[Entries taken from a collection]

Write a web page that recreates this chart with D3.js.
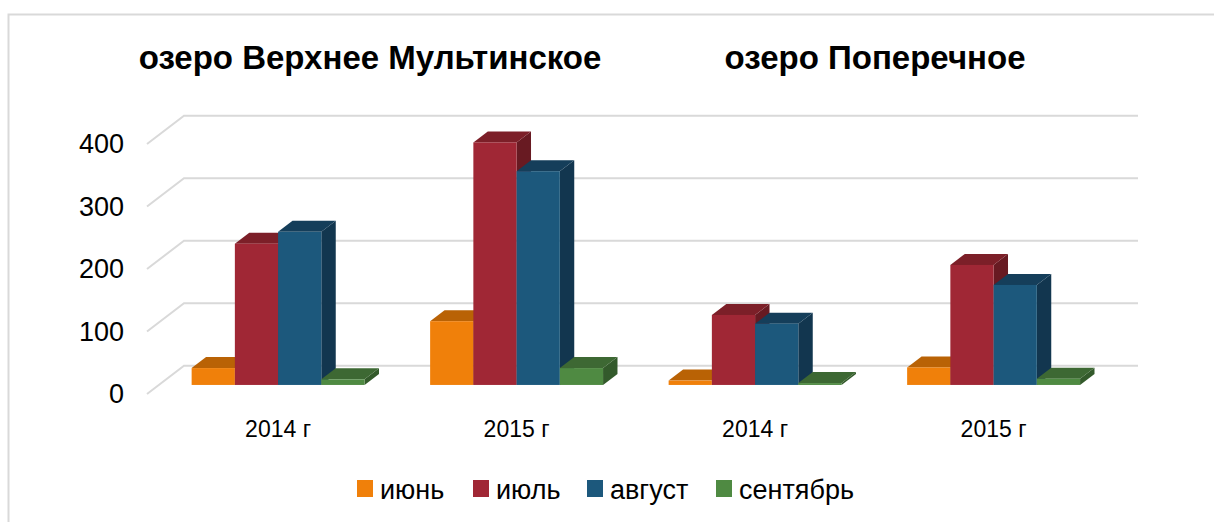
<!DOCTYPE html>
<html>
<head>
<meta charset="utf-8">
<script src="https://cdn.jsdelivr.net/npm/d3@7"></script>
<style>
  body { margin: 0; background: #fff; }
  svg { display: block; }
  text { font-family: "Liberation Sans", Arial, sans-serif; }
</style>
</head>
<body>
<div id="chart"></div>
<script>
var w = 1214;
var h = 522;

// data
var lakes = ["озеро Верхнее Мультинское", "озеро Поперечное"];
var categories = ["2014 г", "2015 г", "2014 г", "2015 г"];
var months = ["июнь", "июль", "август", "сентябрь"];
var june = [27, 102, 7, 28];
var july = [226, 388, 112, 192];
var august = [245, 342, 98, 160];
var september = [9, 27, 3, 10];
var yTicks = [0, 100, 200, 300, 400];

var series = [june, july, august, september];

// front, top, side shades per month
var colors = [
  ["#f0800a", "#b96205", "#a65604"],
  ["#a02735", "#7c1f28", "#681a22"],
  ["#1c587c", "#153e5a", "#12364f"],
  ["#4f8a42", "#3d6833", "#335a2b"]
];

// 3d projection: front plane + depth vector
var DX = 37, DY = -28.3;
var dFront = 0.32, dBack = 0.71;

var x0 = d3.scaleBand()
           .domain(d3.range(categories.length))
           .range([147, 1101])
           .paddingInner(0.275)
           .paddingOuter(0.1375);

var x1 = d3.scaleBand()
           .domain(d3.range(months.length))
           .range([0, x0.bandwidth()]);

var y = d3.scaleLinear()
          .domain([0, 400])
          .range([394, 144]);

function pt(x, v, d) {
  return [x + d * DX, y(v) + d * DY];
}

var svg = d3.select("#chart")
            .append("svg")
            .attr("width", w)
            .attr("height", h);

// outer frame
svg.append("rect")
   .attr("x", 8.5)
   .attr("y", 14.5)
   .attr("width", 1220)
   .attr("height", 520)
   .attr("fill", "none")
   .attr("stroke", "#d9d9d9")
   .attr("stroke-width", 2);

// titles
svg.selectAll("text.title")
   .data(lakes)
   .enter()
   .append("text")
   .attr("class", "title")
   .text(function(d) { return d; })
   .attr("x", function(d, i) { return i === 0 ? 370 : 875; })
   .attr("y", 69)
   .attr("text-anchor", "middle")
   .attr("font-size", "33px")
   .attr("font-weight", "bold")
   .attr("fill", "#000");

// back wall gridlines with the side diagonal
var x0L = x0.range()[0], x0R = x0.range()[1];
svg.selectAll("path.grid")
   .data(yTicks)
   .enter()
   .append("path")
   .attr("class", "grid")
   .attr("d", function(v) {
     var a = pt(x0L, v, 0), b = pt(x0L, v, 1), c = pt(x0R, v, 1);
     return "M" + a + "L" + b + "L" + c;
   })
   .attr("fill", "none")
   .attr("stroke", "#d9d9d9")
   .attr("stroke-width", 2);

// y tick labels
svg.selectAll("text.ytick")
   .data(yTicks)
   .enter()
   .append("text")
   .attr("class", "ytick")
   .text(function(d) { return d; })
   .attr("x", 124)
   .attr("y", function(d) { return y(d); })
   .attr("dy", "0.35em")
   .attr("text-anchor", "end")
   .attr("font-size", "27px")
   .attr("fill", "#000");

// bars
var bars = [];
categories.forEach(function(c, i) {
  months.forEach(function(m, j) {
    bars.push({ cat: i, s: j, value: series[j][i] });
  });
});

function poly(points) {
  return "M" + points.join("L") + "Z";
}

var g = svg.selectAll("g.bar")
           .data(bars)
           .enter()
           .append("g")
           .attr("class", "bar");

g.each(function(d) {
  var el = d3.select(this);
  var xl = x0(d.cat) + x1(d.s);
  var xr = xl + x1.bandwidth();
  var c = colors[d.s];
  // side
  el.append("path")
    .attr("d", poly([pt(xr, 0, dFront), pt(xr, d.value, dFront), pt(xr, d.value, dBack), pt(xr, 0, dBack)]))
    .attr("fill", c[2]);
  // top
  el.append("path")
    .attr("d", poly([pt(xl, d.value, dFront), pt(xr, d.value, dFront), pt(xr, d.value, dBack), pt(xl, d.value, dBack)]))
    .attr("fill", c[1]);
  // front
  var p0 = pt(xl, d.value, dFront), p1 = pt(xr, 0, dFront);
  el.append("rect")
    .attr("x", p0[0])
    .attr("y", p0[1])
    .attr("width", p1[0] - p0[0])
    .attr("height", p1[1] - p0[1])
    .attr("fill", c[0]);
});

// category labels
svg.selectAll("text.cat")
   .data(categories)
   .enter()
   .append("text")
   .attr("class", "cat")
   .text(function(d) { return d; })
   .attr("x", function(d, i) { return x0(i) + x0.bandwidth() / 2 + dFront * DX; })
   .attr("y", 437)
   .attr("text-anchor", "middle")
   .attr("font-size", "23px")
   .attr("fill", "#000");

// legend
var legendX = [357, 473, 587, 716];
var lg = svg.selectAll("g.legend")
            .data(months)
            .enter()
            .append("g")
            .attr("class", "legend")
            .attr("transform", function(d, i) { return "translate(" + legendX[i] + ",480)"; });

lg.append("rect")
  .attr("width", 16)
  .attr("height", 17)
  .attr("fill", function(d, i) { return colors[i][0]; });

lg.append("text")
  .text(function(d) { return d; })
  .attr("x", 23)
  .attr("y", 19)
  .attr("font-size", "27px")
  .attr("fill", "#000");
</script>
</body>
</html>
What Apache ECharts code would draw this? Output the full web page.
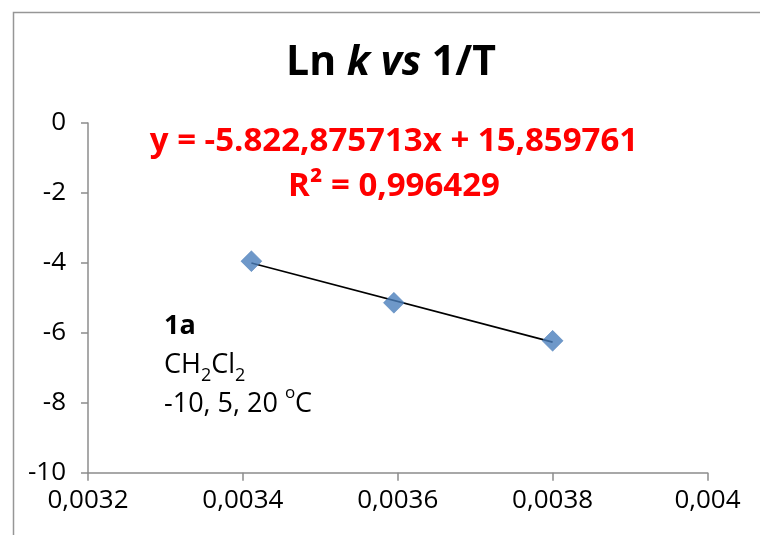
<!DOCTYPE html>
<html>
<head>
<meta charset="utf-8">
<script src="https://cdn.jsdelivr.net/npm/echarts@6/dist/echarts.min.js"></script>
<style>
  html, body { margin: 0; padding: 0; background: #fff; }
  #chart { width: 760px; height: 535px; }
</style>
</head>
<body>
<div id="chart"></div>
<script>
// ---- data ----
const invT = [0.003411, 0.003595, 0.003800];      // 1/T (K^-1)
const lnK = [-3.95, -5.14, -6.23];                  // ln k
const trendX = [0.003411, 0.003800];                // linear trendline ends
const trendY = [-4.003, -6.268];
const titleParts = ['Ln ', 'k', ' vs', ' 1/T'];
const equationText = 'y = -5.822,875713x + 15,859761';
const r2Text = 'R² = 0,996429';
const noteLines = ['1a', 'CH', '2', 'Cl', '2', '-10, 5, 20 ', 'o', 'C'];

const FONT = '"Open Sans", "Liberation Sans", sans-serif';
const chart = echarts.init(document.getElementById('chart'));

const fmtX = v => parseFloat(v.toPrecision(6)).toString().replace('.', ',');

chart.setOption({
  animation: false,
  backgroundColor: '#ffffff',
  textStyle: { fontFamily: FONT },
  grid: { left: 88, top: 123, right: 52.5, bottom: 62.3, containLabel: false },
  xAxis: {
    type: 'value', min: 0.0032, max: 0.004, interval: 0.0002,
    axisLine: { show: true, onZero: false, lineStyle: { color: '#8c8c8c', width: 1.5 } },
    axisTick: { show: true, inside: false, length: 8, lineStyle: { color: '#8c8c8c', width: 1.5 } },
    splitLine: { show: false },
    axisLabel: { color: '#000', fontSize: 26, fontFamily: FONT, margin: 15, formatter: fmtX }
  },
  yAxis: {
    type: 'value', min: -10, max: 0, interval: 2,
    axisLine: { show: true, onZero: false, lineStyle: { color: '#8c8c8c', width: 1.5 } },
    axisTick: { show: true, inside: false, length: 7, lineStyle: { color: '#8c8c8c', width: 1.5 } },
    splitLine: { show: false },
    axisLabel: { color: '#000', fontSize: 26, fontFamily: FONT, margin: 22 }
  },
  series: [
    {
      type: 'line', data: trendX.map((x, i) => [x, trendY[i]]),
      symbol: 'none', lineStyle: { color: '#000', width: 1.7 }, z: 2, silent: true
    },
    {
      type: 'scatter', data: invT.map((x, i) => [x, lnK[i]]),
      symbol: 'diamond', symbolSize: [21, 21],
      itemStyle: { color: '#4a7ebb', borderColor: '#4578b5', borderWidth: 0.5 }, z: 3
    }
  ],
  graphic: [
    {
      type: 'rect', left: 11, top: 10, silent: true,
      shape: { x: 0, y: 0, width: 760, height: 540 },
      style: { fill: 'none', stroke: '#969696', lineWidth: 1.5 }
    },
    {
      type: 'text', x: 391, y: 63, silent: true,
      style: {
        text: '{n|' + titleParts[0] + '}{i|' + titleParts[1] + '}{i|' + titleParts[2] + '}{n|' + titleParts[3] + '}',
        align: 'center', verticalAlign: 'middle',
        rich: {
          n: { fontFamily: FONT, fontSize: 41, fontWeight: 'bold', fill: '#000' },
          i: { fontFamily: FONT, fontSize: 41, fontWeight: 'bold', fontStyle: 'italic', fill: '#000' }
        }
      }
    },
    {
      type: 'text', x: 394, y: 142, silent: true,
      style: { text: equationText, align: 'center', verticalAlign: 'middle',
        fontFamily: FONT, fontSize: 33, fontWeight: 'bold', fill: '#ff0000' }
    },
    {
      type: 'text', x: 394, y: 187, silent: true,
      style: { text: r2Text, align: 'center', verticalAlign: 'middle',
        fontFamily: FONT, fontSize: 33, fontWeight: 'bold', fill: '#ff0000' }
    },
    {
      type: 'text', x: 164, y: 307, silent: true,
      style: {
        text: '{b|' + noteLines[0] + '}\n{n|' + noteLines[1] + '}{sub|' + noteLines[2] + '}{n|' + noteLines[3] + '}{sub|' + noteLines[4] + '}\n{n|' + noteLines[5] + '}{sup|' + noteLines[6] + '}{n|' + noteLines[7] + '}',
        align: 'left', verticalAlign: 'top',
        rich: {
          b: { fontFamily: FONT, fontSize: 27, fontWeight: 'bold', fill: '#000', lineHeight: 39 },
          n: { fontFamily: FONT, fontSize: 27, fill: '#000', lineHeight: 39 },
          sub: { fontFamily: FONT, fontSize: 18, fill: '#000', lineHeight: 27, verticalAlign: 'bottom' },
          sup: { fontFamily: FONT, fontSize: 17, fill: '#000', lineHeight: 28, verticalAlign: 'top' }
        }
      }
    }
  ]
});
</script>
</body>
</html>
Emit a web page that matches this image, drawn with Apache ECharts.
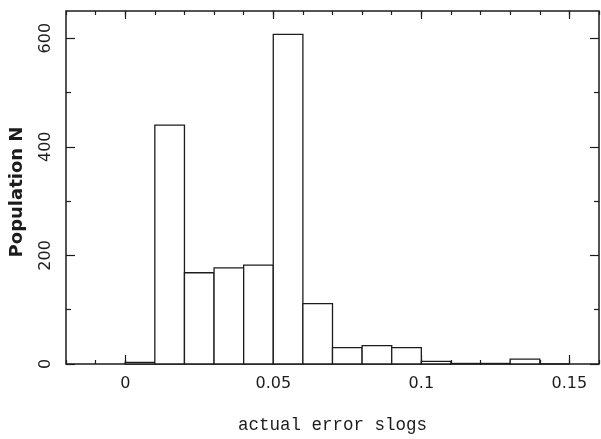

## What the task requires
Word for word, give again the lines from the first entry to the line with "var dFront = 0.32, dBack = 0.71;", inclusive. Exclude the pictures.

## Complete answer
Write a web page that recreates this chart with D3.js.
<!DOCTYPE html>
<html>
<head>
<meta charset="utf-8">
<script src="https://cdn.jsdelivr.net/npm/d3@7"></script>
<style>
  body { margin: 0; background: #fff; }
  svg { display: block; }
  text { font-family: "Liberation Sans", Arial, sans-serif; }
</style>
</head>
<body>
<div id="chart"></div>
<script>
var w = 1214;
var h = 522;

// data
var lakes = ["озеро Верхнее Мультинское", "озеро Поперечное"];
var categories = ["2014 г", "2015 г", "2014 г", "2015 г"];
var months = ["июнь", "июль", "август", "сентябрь"];
var june = [27, 102, 7, 28];
var july = [226, 388, 112, 192];
var august = [245, 342, 98, 160];
var september = [9, 27, 3, 10];
var yTicks = [0, 100, 200, 300, 400];

var series = [june, july, august, september];

// front, top, side shades per month
var colors = [
  ["#f0800a", "#b96205", "#a65604"],
  ["#a02735", "#7c1f28", "#681a22"],
  ["#1c587c", "#153e5a", "#12364f"],
  ["#4f8a42", "#3d6833", "#335a2b"]
];

// 3d projection: front plane + depth vector
var DX = 37, DY = -28.3;
var dFront = 0.32, dBack = 0.71;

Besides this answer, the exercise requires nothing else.